The energy sector is not the only one suffering from the war-induced oil shock. India’s currency, the rupee, hit a new all-time low against the dollar on Wednesday amid high oil prices and importer demand for hedging.

PM Modi’s call on Indians this weekend also included urging citizens to reduce foreign travel and gold purchases to help conserve foreign currency reserves, which India is splashing for increasingly costly imports because of the higher oil prices.

Due to the higher oil prices, India’s annual inflation accelerated in April from March, although it was below projections. But analysts warn further acceleration is in the cards in the coming months if the Middle East crisis drags on.

If the Strait of Hormuz remains closed for more months, India’s central bank may have to intervene with monetary policy and India may have to eventually raise gasoline and diesel prices, Reserve Bank of India (RBI) Governor Sanjay Malhotra said this week.
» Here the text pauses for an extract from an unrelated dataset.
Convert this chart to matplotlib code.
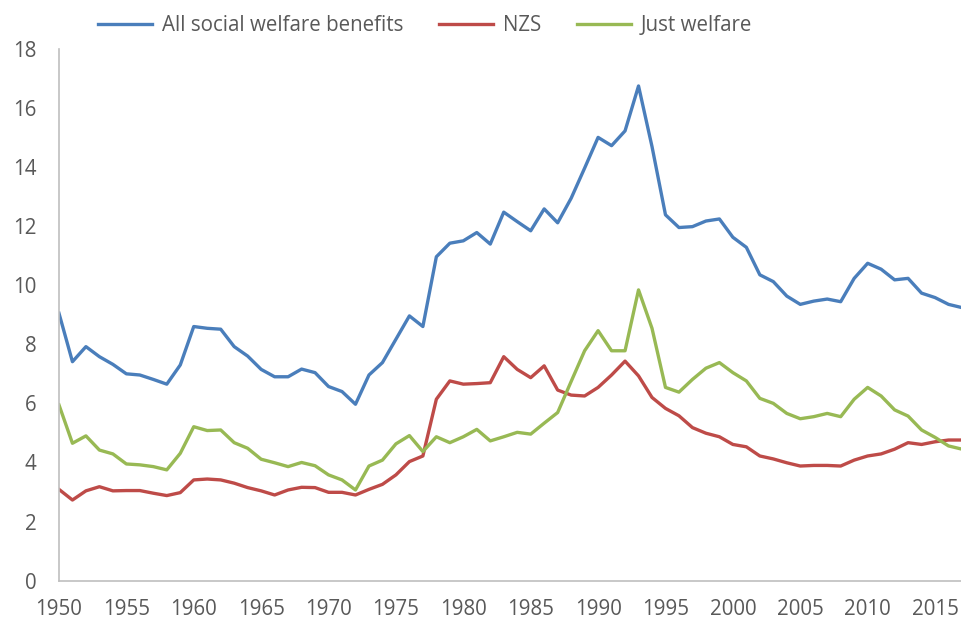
import matplotlib.pyplot as plt
import numpy as np

# share of benefit spending, 1950-2017
years = np.arange(1950, 2018)

all_welfare = [9.05, 7.41, 7.92, 7.58, 7.32, 7.00, 6.96, 6.81, 6.65, 7.30,
               8.60, 8.54, 8.51, 7.92, 7.60, 7.15, 6.90, 6.90, 7.16, 7.04,
               6.57, 6.40, 5.97, 6.96, 7.38, 8.17, 8.96, 8.60, 10.96, 11.42,
               11.50, 11.78, 11.39, 12.47, 12.15, 11.84, 12.58, 12.11, 12.94, 13.96,
               15.00, 14.72, 15.22, 16.74, 14.69, 12.38, 11.95, 11.98, 12.17, 12.24,
               11.62, 11.28, 10.35, 10.12, 9.63, 9.35, 9.46, 9.53, 9.44, 10.23,
               10.74, 10.54, 10.18, 10.23, 9.73, 9.58, 9.35, 9.24]

nzs = [3.09, 2.73, 3.04, 3.18, 3.04, 3.05, 3.05, 2.96, 2.88, 2.98,
       3.41, 3.44, 3.41, 3.30, 3.15, 3.04, 2.90, 3.07, 3.16, 3.15,
       2.99, 2.99, 2.90, 3.09, 3.26, 3.58, 4.03, 4.22, 6.14, 6.76,
       6.65, 6.67, 6.70, 7.58, 7.15, 6.87, 7.27, 6.45, 6.28, 6.25,
       6.54, 6.96, 7.43, 6.93, 6.20, 5.83, 5.58, 5.18, 4.99, 4.87,
       4.61, 4.53, 4.22, 4.12, 3.99, 3.88, 3.90, 3.90, 3.88, 4.08,
       4.22, 4.29, 4.45, 4.67, 4.61, 4.70, 4.76, 4.76]

just_welfare = [5.95, 4.65, 4.90, 4.42, 4.29, 3.95, 3.92, 3.86, 3.75, 4.31,
                5.21, 5.08, 5.10, 4.67, 4.48, 4.11, 3.99, 3.86, 4.00, 3.89,
                3.58, 3.41, 3.07, 3.88, 4.08, 4.63, 4.91, 4.37, 4.87, 4.67,
                4.87, 5.12, 4.73, 4.87, 5.02, 4.96, 5.33, 5.69, 6.74, 7.78,
                8.46, 7.78, 7.78, 9.84, 8.54, 6.54, 6.38, 6.81, 7.19, 7.38,
                7.04, 6.76, 6.17, 6.00, 5.66, 5.48, 5.55, 5.66, 5.55, 6.14,
                6.54, 6.25, 5.78, 5.57, 5.10, 4.85, 4.56, 4.45]

plt.rcParams['font.family'] = ['Open Sans', 'DejaVu Sans']

fig = plt.figure(figsize=(9.62, 6.2), dpi=100)
ax = fig.add_axes([0.0613, 0.0634, 0.9387, 0.858])

ax.plot(years, all_welfare, color='#4a7ebb', lw=2.4, label='All social welfare benefits')
ax.plot(years, nzs, color='#be4b48', lw=2.4, label='NZS')
ax.plot(years, just_welfare, color='#98b954', lw=2.4, label='Just welfare')

ax.set_xlim(1950, 2017)
ax.set_ylim(0, 18)
ax.set_xticks(np.arange(1950, 2016, 5))
ax.set_yticks(np.arange(0, 19, 2))

for side in ['top', 'right']:
    ax.spines[side].set_visible(False)
for side in ['left', 'bottom']:
    ax.spines[side].set_color('#bfbfbf')
    ax.spines[side].set_linewidth(1.2)

ax.tick_params(axis='both', length=0, labelsize=14.8, colors='#595959')
ax.tick_params(axis='x', pad=13)
ax.tick_params(axis='y', pad=16)

fig.legend(loc='center', bbox_to_anchor=(0.442, 0.959), ncol=3, frameon=False,
           fontsize=14.8, handlelength=2.6, columnspacing=1.75, handletextpad=0.5,
           labelcolor='#595959')

fig.savefig('out.png', dpi=100)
Moreover, a massive withdrawal of foreign investors from the local capital markets is also weighing on forex reserves. Foreign investors pulled more than $20 billion out of Indian equities in the first four months of 2026, government data showed this week. These outflows have already topped last year’s record annual withdrawals, as investors have become averse to India and other emerging markets amid the Iran war.

The oil shock that the war has created will weigh on India’s economic growth in the current fiscal year to March 2027. BMI, part of Fitch, expects India’s GDP growth to slow to 6.7% in the 2026/2027 fiscal year, down from 7.7% in 2025/2026, largely due to the oil price shock.